We also took a tour through the livestock barns, where sheep milled around in pens underneath posters listing good recipes for lamb, and watched a sow lie exhausted while her brood had an extremely energetic dinner. The poultry barn was full of annoyed roosters crowing at each other, and posters explaining that hens and pullets (young hens) do not need a rooster to lay eggs. This should have been obvious, but it never occurred to me.

We wrapped up the evening at the library book sale tent, leaving with two cartons of books including a ten-volume science encyclopedia from 1959, with charmingly anachronistic color plates, as well as a book of essays about Viet Nam dating from 1965 (when the country's name was spelled as two words), a children's musical textbook from the 50s, and lots of other books, all for less than $10. Gotta love those library book sales!

Tractor Pull Tractor Pull

A Minneapolis Moline tractor from the 1950s at the early stage of the tractor pull. By the time we left the loads were up to more than five tons.
Minneapolis Moline Minneapolis Moline

A closeup of one of the contestants in the Antique Tractor Pull.
Prize Poultry Prize Poultry

A rooster, unhappy at being in the poultry barn.
Cock-a-doodle this! Cock-a-doodle this!

An unimpressed prize rooster.
Livestock Livestock

A three-month-old kid in the Goat and Swine barn.
Racist Goats? Racist Goats?

After shearing, the goats are covered in robes, to keep them clean for showing.
Some Pig Some Pig

Dinner time!
After dinner After dinner

One diner hoping for dessert.
Some Pig, Part II Some Pig, Part II

Note strategically placed poster, ensuring that these hogs have no illusions about their future,
The Sun Also Rises The Sun Also Rises

Nice sunflower!
Fix it even if you didn't break it Fix it even if you didn't break it

Rules to live by from the Junior Grange. (Click for larger version.)
Pat Wictor and Band Pat Wictor and Band

Me on harmonica, Pat Wictor, Cheryl Prashker on drums, and Mara Levine waiting her turn on vocals.
Onstage Onstage

Taking a solo during Pat's set.
Some Pig, Part III Some Pig, Part III

No re-entry without pig stamp.
And to all a good night And to all a good night

The fairway at nightfall.

Tags: , ,
Current Music: Pat Wictor, "Where Did You Go"

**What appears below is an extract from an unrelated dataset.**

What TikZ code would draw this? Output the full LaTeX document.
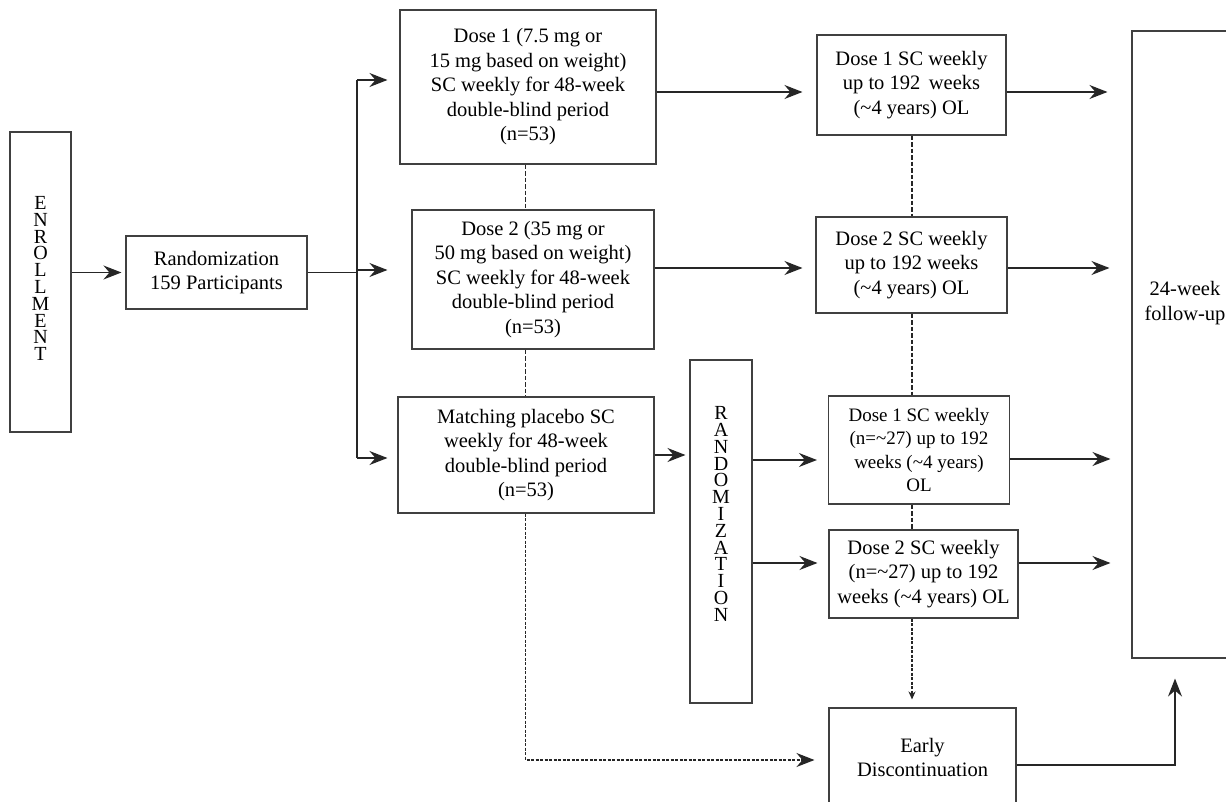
\documentclass[tikz,border=0pt]{standalone}
\usepackage{fontspec}
\setmainfont{Liberation Serif}
\usetikzlibrary{arrows.meta}
\lineskiplimit=-30pt
\tikzset{
  box/.style={draw=black!75, line width=1.1pt, align=center, inner sep=0pt,
    font=\fontsize{20.5}{24.5}\selectfont, text=black},
  vtext/.style={align=center, inner sep=0pt, font=\fontsize{20}{16.8}\selectfont},
  conn/.style={draw=black!85, line width=1.2pt},
  arr/.style={conn, -{Stealth[length=18pt,width=14pt,inset=6pt]}},
  dsh/.style={conn, dash pattern=on 4.5pt off 2pt},
  smallarr/.style={-{Stealth[length=8pt,width=7pt,inset=2.5pt]}}
}
\begin{document}
\begin{tikzpicture}[x=1pt,y=-1pt]
\useasboundingbox (0,0) rectangle (1226,802);
\clip (0,0) rectangle (1226,802);
\fill[white] (0,0) rectangle (1226,802);

% boxes
\node[box, minimum width=61pt, minimum height=300pt] (EN) at (40.5,282) {};
\node[vtext] (ENt) at (40.5,278.5) {E\\N\\R\\O\\L\\L\\M\\E\\N\\T};
\node[box, minimum width=181pt, minimum height=73pt] (R) at (216.5,272.5) {Randomization\\159 Participants};
\node[box, minimum width=256pt, minimum height=154pt] (D1) at (528,87) {Dose 1 (7.5 mg or\\15 mg based on weight)\\SC weekly for 48-week\\double-blind period\\(n=53)};
\node[box, minimum width=242pt, minimum height=139pt] (D2) at (533,279.5) {Dose 2 (35 mg or\\50 mg based on weight)\\SC weekly for 48-week\\double-blind period\\(n=53)};
\node[box, minimum width=256pt, minimum height=116pt] (PL) at (526,455) {Matching placebo SC\\weekly for 48-week\\double-blind period\\(n=53)};
\node[box, minimum width=62pt, minimum height=343pt] (RV) at (721,531.5) {};
\node[vtext] (RVt) at (721,514) {R\\A\\N\\D\\O\\M\\I\\Z\\A\\T\\I\\O\\N};
\node[box, minimum width=189pt, minimum height=100pt] (O1) at (911.5,85) {Dose 1 SC weekly\\up to 192\, weeks\\(\textasciitilde4 years) OL};
\node[box, minimum width=191pt, minimum height=96pt] (O2) at (911.5,265) {Dose 2 SC weekly\\up to 192 weeks\\(\textasciitilde4 years) OL};
\node[box, minimum width=181pt, minimum height=108pt, font=\fontsize{19}{23.5}\selectfont] (O3) at (919,450) {Dose 1 SC weekly\\(n=\textasciitilde27) up to 192\\weeks (\textasciitilde4 years)\\OL};
\node[box, minimum width=189pt, minimum height=88pt] (O4) at (923.5,574) {Dose 2 SC weekly\\(n=\textasciitilde27) up to 192\\weeks (\textasciitilde4 years) OL};
\node[box, minimum width=187pt, minimum height=104pt] (ED) at (922.5,760) {};
\node[box, draw=none] (EDt) at (922.5,757.5) {Early\\Discontinuation};
\node[box, minimum width=106pt, minimum height=627pt] (FU) at (1185,344.5) {};
\node[box, draw=none] (FUt) at (1185,303) {24-week\\follow-up};

% helper coordinates
\coordinate (br1) at (357,80);
\coordinate (br2) at (357,270);
\coordinate (br3) at (357,458);
\coordinate (dx) at (525.5,0);
\coordinate (rx) at (912,0);

% solid connectors
\draw[arr, shorten >=4pt] (EN.east |- R.west) -- (R.west);
\draw[conn] (R.east) -- (br2 |- R.east);
\draw[conn] (br1) -- (br3);
\draw[arr, shorten >=12pt] (br1) -- (br1 -| D1.west);
\draw[arr, shorten >=24pt] (br2) -- (br2 -| D2.west);
\draw[arr, shorten >=10pt] (br3) -- (br3 -| PL.west);

\draw[arr, shorten >=14pt] (D1.east |- 0,92) -- (O1.west |- 0,92);
\draw[arr, shorten >=13pt] (D2.east |- 0,268) -- (O2.west |- 0,268);
\draw[arr, shorten >=4pt] (PL.east |- 0,455) -- (RV.west |- 0,455);
\draw[arr, shorten >=11pt] (RV.east |- 0,460) -- (O3.west |- 0,460);
\draw[arr, shorten >=11pt] (RV.east |- 0,563) -- (O4.west |- 0,563);

\draw[arr, shorten >=24pt] (O1.east |- 0,92) -- (FU.west |- 0,92);
\draw[arr, shorten >=22pt] (O2.east |- 0,268) -- (FU.west |- 0,268);
\draw[arr, shorten >=21pt] (O3.east |- 0,459) -- (FU.west |- 0,459);
\draw[arr, shorten >=21pt] (O4.east |- 0,563) -- (FU.west |- 0,563);
\draw[arr, shorten >=20pt] (ED.east |- 0,765) -| ([xshift=-10pt]FU.south);

% dashed connectors
\draw[dsh] (D1.south -| dx) -- (D2.north -| dx);
\draw[dsh] (D2.south -| dx) -- (PL.north -| dx);
\draw[arr, dash pattern=on 3pt off 1.5pt, shorten >=14pt] (PL.south -| dx) |- (ED.west);
\draw[dsh] (O1.south -| rx) -- (O2.north -| rx);
\draw[dsh] (O2.south -| rx) -- (O3.north -| rx);
\draw[dsh] (O3.south -| rx) -- (O4.north -| rx);
\draw[dsh, dash pattern=on 3pt off 1.5pt, smallarr, shorten >=8pt] (O4.south -| rx) -- (ED.north -| rx);
\end{tikzpicture}
\end{document}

7 comments or Leave a comment
From: laurie_daniels Date: August 1st, 2005 05:25 am (UTC) (Link)
GREAT photos, Ken. Jeez, I want to take all of those animals home with me to love and train.

Fantastic microphone, too. Really beautiful. I'm trying to imagine the sound you described in my head, but, not being a musician, it's pretty tough. It sounds a bit uncomfortable to play, but you said you enjoyed it, right?

steelbrassnwood From: steelbrassnwood Date: August 1st, 2005 04:31 pm (UTC) (Link)
Oh, it's not uncomfortable at all. The photo I linked to above shows the microphone on a stand. To the right is a picture of the one I use. The mic itself is on the left. To its right is a custom-made volume control adapter by Fritz Hasenpusch -- meaning I can turn up for a solo, or turn the volume all the way down, shutting the mic off, when I'm not using it. I had asked him to build a volume control into the mic but he (rightly) refused to cut a hole in such a beautiful vintage mic. Below them is an adapter so I can use a regular guitar cable with the mic. The mic fits the hand perfectly and the whole assembly doesn't weigh very much.

As far as the sound, this sample clip from Amazon is a perfect example of what I'm talking about. It's Little Walter Jacobs' "Off the Wall"; Jacobs came up from Louisiana and Arkansas in the 1950s and joined Muddy Waters' band at the dawn of electric, as opposed to acoustic, blues.
From: laurie_daniels Date: August 2nd, 2005 12:22 am (UTC) (Link)
It is a gorgeous mic, and that sample is fantastic. I've never heard that before. I'm glad that everything was all very intuitive and comfortable for you, but if it wasn't...who cares when you get a chance to use something that beautiful?

Congratulations on a great gig, Ken!
steelbrassnwood From: steelbrassnwood Date: August 2nd, 2005 03:20 pm (UTC) (Link)
Thanks! It was indeed fun, and good to pull out the pretty toys. :-)
rednoodlealien From: rednoodlealien Date: August 1st, 2005 11:54 pm (UTC) (Link)
I always liked the amplified harp sound.

LOVE the pictures! Oooh the little kiddy!

I look forward someday to seeing you play the Champlain Valley Fair!!!
steelbrassnwood From: steelbrassnwood Date: August 2nd, 2005 03:20 pm (UTC) (Link)
Hey, a Vermont gig is not inconceivable!
rednoodlealien From: rednoodlealien Date: August 1st, 2005 11:56 pm (UTC) (Link)
PS But what's this "Goats and Swine" barn? Goats are ruminants and do not belong with swine! It's like... pearls before swine.